7.11.09

Esquecer é perdoar

Bornéu - Kinabalu National Park
"Abel e Caim encontram-se depois da morte de Abel. Caminhavam pelo deserto e reconheceram-se de longe, porque eram ambos muito altos. Os irmãos sentaram-se na terra, fizeram uma fogueira e comeram. Guardavam silêncio, à maneira das pessoas cansadas quando declina o dia. No céu aparecia uma outra estrela, que ainda não recebeu nome. À luz das chamas, Caim reparou na marca da pedra na testa de Abel e deixou caír o pão que ia levar à boca e pediu que lhe fosse perdoado o seu crime.
Abel respondeu:
-Tu mataste-me ou fui eu que te matei? Já não me lembro; aqui estamos juntos como dantes.
-Agora sei que na verdade me perdoaste - disse Caim-, porque esquecer é perdoar. Eu tratarei também de esquecer.
Abel disse devagar:
-É verdade. Enquanto dura o remorso dura a culpa."
in Borges - Vol II

É difícil o entendimento no silêncio. As sombras ganham tamanhos homéricos e suspeitamos. É como a imagem que temos de Homero. Como é que ele será? Como seria?
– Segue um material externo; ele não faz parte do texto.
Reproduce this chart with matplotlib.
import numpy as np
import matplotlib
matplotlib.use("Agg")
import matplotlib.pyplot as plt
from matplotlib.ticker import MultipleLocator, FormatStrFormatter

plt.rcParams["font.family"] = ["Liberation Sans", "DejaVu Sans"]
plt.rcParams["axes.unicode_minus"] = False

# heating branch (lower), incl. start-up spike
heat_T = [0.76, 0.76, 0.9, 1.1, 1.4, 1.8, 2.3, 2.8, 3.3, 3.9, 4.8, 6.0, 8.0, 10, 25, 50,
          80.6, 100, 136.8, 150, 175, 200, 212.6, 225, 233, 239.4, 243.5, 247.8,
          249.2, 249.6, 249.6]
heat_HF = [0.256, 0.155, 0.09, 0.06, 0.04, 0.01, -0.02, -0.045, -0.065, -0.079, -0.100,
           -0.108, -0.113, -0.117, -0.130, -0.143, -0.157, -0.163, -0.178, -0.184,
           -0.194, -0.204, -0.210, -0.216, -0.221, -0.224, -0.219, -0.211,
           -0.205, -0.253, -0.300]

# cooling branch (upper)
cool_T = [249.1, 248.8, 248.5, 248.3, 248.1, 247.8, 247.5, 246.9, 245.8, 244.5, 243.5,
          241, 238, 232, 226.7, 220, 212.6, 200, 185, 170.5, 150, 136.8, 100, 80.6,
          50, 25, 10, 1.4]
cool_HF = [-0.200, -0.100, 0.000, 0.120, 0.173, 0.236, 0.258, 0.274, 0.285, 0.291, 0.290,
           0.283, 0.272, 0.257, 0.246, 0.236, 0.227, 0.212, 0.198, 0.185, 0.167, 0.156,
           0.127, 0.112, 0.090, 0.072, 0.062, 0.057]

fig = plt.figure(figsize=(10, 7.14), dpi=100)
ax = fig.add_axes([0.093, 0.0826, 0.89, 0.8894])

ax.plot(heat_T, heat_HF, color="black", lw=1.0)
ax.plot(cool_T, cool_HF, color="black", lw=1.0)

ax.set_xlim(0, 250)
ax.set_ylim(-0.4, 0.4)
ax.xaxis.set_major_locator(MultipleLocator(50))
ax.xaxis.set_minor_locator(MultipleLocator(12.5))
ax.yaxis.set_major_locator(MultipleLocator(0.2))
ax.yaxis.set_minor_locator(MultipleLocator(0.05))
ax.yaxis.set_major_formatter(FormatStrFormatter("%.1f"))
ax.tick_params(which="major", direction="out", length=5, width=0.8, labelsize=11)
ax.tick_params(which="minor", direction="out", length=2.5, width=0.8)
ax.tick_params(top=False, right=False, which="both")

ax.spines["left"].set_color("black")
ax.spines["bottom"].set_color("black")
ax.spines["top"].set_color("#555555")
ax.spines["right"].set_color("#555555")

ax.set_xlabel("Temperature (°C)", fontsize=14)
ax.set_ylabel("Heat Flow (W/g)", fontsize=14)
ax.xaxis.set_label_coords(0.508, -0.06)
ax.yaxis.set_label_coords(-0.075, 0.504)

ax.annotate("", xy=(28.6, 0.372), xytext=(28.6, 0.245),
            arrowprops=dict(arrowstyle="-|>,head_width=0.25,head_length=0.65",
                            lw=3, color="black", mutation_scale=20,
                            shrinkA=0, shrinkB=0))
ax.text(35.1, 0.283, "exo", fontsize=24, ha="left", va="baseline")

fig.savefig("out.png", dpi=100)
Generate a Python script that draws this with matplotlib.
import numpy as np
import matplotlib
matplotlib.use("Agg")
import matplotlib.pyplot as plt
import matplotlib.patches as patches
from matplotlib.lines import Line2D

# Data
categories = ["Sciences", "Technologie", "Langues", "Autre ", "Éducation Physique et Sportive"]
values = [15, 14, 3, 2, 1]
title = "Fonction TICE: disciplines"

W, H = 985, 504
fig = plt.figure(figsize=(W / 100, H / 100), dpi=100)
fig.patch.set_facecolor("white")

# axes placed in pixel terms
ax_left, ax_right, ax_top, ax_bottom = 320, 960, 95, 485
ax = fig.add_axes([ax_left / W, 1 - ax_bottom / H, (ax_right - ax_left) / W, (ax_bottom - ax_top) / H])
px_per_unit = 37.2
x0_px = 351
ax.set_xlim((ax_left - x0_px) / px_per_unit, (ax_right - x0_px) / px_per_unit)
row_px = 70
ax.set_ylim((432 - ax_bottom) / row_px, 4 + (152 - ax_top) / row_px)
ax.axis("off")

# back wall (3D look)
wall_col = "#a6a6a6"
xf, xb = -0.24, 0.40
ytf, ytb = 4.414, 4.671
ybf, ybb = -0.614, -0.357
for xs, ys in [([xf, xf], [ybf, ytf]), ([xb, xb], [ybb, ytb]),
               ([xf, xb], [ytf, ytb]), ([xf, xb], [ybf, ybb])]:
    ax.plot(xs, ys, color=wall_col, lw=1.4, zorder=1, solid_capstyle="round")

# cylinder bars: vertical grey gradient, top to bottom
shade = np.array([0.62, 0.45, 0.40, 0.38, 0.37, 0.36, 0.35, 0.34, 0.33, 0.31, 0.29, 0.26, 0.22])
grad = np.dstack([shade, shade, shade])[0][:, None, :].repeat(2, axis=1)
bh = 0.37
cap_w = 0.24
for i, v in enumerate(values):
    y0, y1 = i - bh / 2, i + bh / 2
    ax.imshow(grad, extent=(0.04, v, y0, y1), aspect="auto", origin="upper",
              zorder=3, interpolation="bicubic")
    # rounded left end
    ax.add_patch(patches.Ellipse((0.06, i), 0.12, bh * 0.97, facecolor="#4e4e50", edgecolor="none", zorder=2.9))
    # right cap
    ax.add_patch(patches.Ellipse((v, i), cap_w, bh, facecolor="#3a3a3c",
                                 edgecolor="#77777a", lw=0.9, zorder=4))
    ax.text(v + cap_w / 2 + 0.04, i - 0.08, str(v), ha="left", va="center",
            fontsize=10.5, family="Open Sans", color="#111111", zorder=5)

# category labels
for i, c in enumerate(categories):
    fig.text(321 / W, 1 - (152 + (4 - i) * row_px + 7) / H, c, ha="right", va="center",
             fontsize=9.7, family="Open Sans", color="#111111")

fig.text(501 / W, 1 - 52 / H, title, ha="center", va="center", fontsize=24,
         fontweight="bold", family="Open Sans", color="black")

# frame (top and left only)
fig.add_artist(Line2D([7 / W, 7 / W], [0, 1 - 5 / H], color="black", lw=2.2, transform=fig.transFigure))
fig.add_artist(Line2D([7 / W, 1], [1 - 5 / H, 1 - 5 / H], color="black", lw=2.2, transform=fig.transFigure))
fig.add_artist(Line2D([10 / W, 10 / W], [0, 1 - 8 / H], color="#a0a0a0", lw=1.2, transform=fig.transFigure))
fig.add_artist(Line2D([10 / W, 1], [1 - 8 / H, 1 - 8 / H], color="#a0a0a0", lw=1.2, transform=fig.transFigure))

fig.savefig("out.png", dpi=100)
"A pessoa de Homero estará para sempre imersa nas trevas impenetráveis da lenda. Ignoramos quando viveu; não sabemos que terra privilegiada lhe ouviu os primeiros vagidos (...) Venerandas tradições representavam-no como um velho cantor, pobre e cego que, peregrinando de terra em terra, recompensava a quem o agasalhava com a declamação de seus poemas”.
- Augusto Magne -

Proceder a especulações, construír imagens do nada é um desperdício de tempo e de recursos. Há pessoas, factos e situações que tocam as nossas vidas e que, tal como Homero, apenas conhecemos do que lemos. Afeiçoamo-nos ao poeta, aos seus poemas e a tudo aquilo que escreve mas, na realidade nada se destina a nós. Na realidade, os poetas escrevem para o grande público e o leitor é apenas mais um, dos inúmeros espectadores, igual a tantos outros, sem qualquer distinção particular. Seria uma presunção luxúriosa pensar que Homero alguma vez pensou em alguém, em particular, quando escreveu a Ilíada ou a Odisseia. O mesmo é válido para qualquer poeta. Ao ler uma obra, sabemos que aquilo que é público, certamente não pretendeu ser privado mas, por vezes, geram-se confusões indesejáveis entre a ficção e a realidade. Suspeitamos sempre do grau de veracidade de uma lenda. Haverá alguma verdade associada? Nunca o saberemos. Mas sabemos que há factos e pessoas que vão servindo de inspiração a poetas e escritores. Deverá ter sido assim com Homero. Meras sombras que cruzam os olhos dos poetas. Registos fotográficos de uma objectiva distante. Fotogr: CRV

1 comentário:

Olga disse...

"Most People Are Other People. Their Thoughts Are Someone Elses Opinions, Their Lives a Mimicry, Their Passions a Quotation..." Oscar Wilde. Dear TI, your post reminded me of this quote I stumbled upon a couple of days ago... I think it is so true and also a little scary... Hope you are doing better these days, please give our regards to Ze.